I think it’s important to note that although we were just playing with various functions, we were doing that in relation to one of the problems we’d been assigned. With his guidance, we were able to see how we should begin to work the problem, and how various functions could help meet our goal. It seemed to me that learning various functions through experimentation is useful, but you’ve got to make sure you’re working towards a goal as you do so.

The example we went over in class involved determining whether a specific pitcher for the Oakland As influenced the team’s ticket sales.

Following along with my professor, we named our data “As”, and then my very first lines into R looked like this:

> names(As)
[1] "TICKET" "OPP"    "POS"    "GB"     "DOW"    "TEMP"   "PREC"   "TOG"   
[9] "TV"     "PROMO"  "NOBEL"  "WKEND"  "OD"     "DH"    
> As(1,)
Error in As(1, ) : could not find function "As"
> As[1,]
  TICKET OPP POS GB DOW TEMP PREC TOG TV PROMO NOBEL WKEND OD DH
1  24415   2   5  1   4   57    0   2  0     0     0     0  1  0

As you can see, I made my first mistake right off the bat, using parentheses instead of brackets. After that first time, I don’t think I made that mistake again. Only through making the mistake and getting the error message did I figure out what I’d done wrong.

This proved to be the case time and time again as I made my way through the assignment, and I quickly learned mistakes are a way of life in programming. Somewhat infuriatingly, R returned just a blanket “error” message without much direction as to where I went wrong. I do think this helped me with my critical thinking, as it was up to me to figure out exactly where I had errored.

Bottom line: the time I spent tinkering around in R was when I learned the most. Figuring out how to correct errors was more instructive than getting it right the first time.

Time estimates are useless

In my career as a CPA, I could more or less predict how long various tasks would take. In fact, I usually had the previous year’s time reports to consult to see how much time we’d taken to complete the task in the past. I quickly found this is not the case with programming.

I sat down to work on my assignment on a beautiful summer Saturday, expecting it to take me a few hours maximum. By the time all was said and done, it took me probably ten hours to complete the three questions, spread over a few days. I talked to my classmates after we’d finished the assignment, and there was a wide array of time spend. People reported getting hung up on various parts, and there’s no telling how long it might take to work through the rough patches.

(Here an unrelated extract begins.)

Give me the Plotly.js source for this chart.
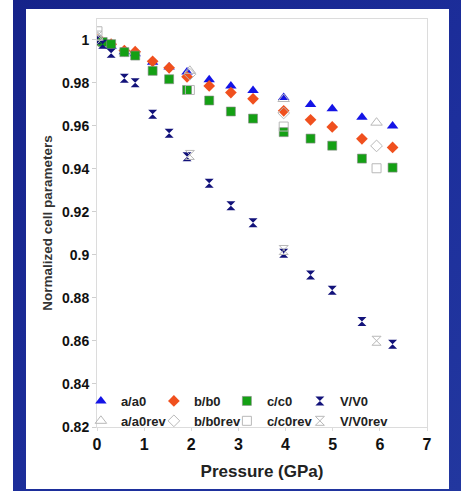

Maybe with more experience you get better at estimating how long projects take, but I have a strong hunch that you’ll often find you don’t know what you’re in for until you’re in the thick of it. I’m sure glad I started working on my assignment a week before it was due.

Don’t be embarrassed to google everything

If you’re having trouble with a specific function, chances are someone else out there has as well, and has asked the internet about it. Sometimes I didn’t even know what exactly it was that I was googling, but that generally didn’t matter as long as I hit the right keywords.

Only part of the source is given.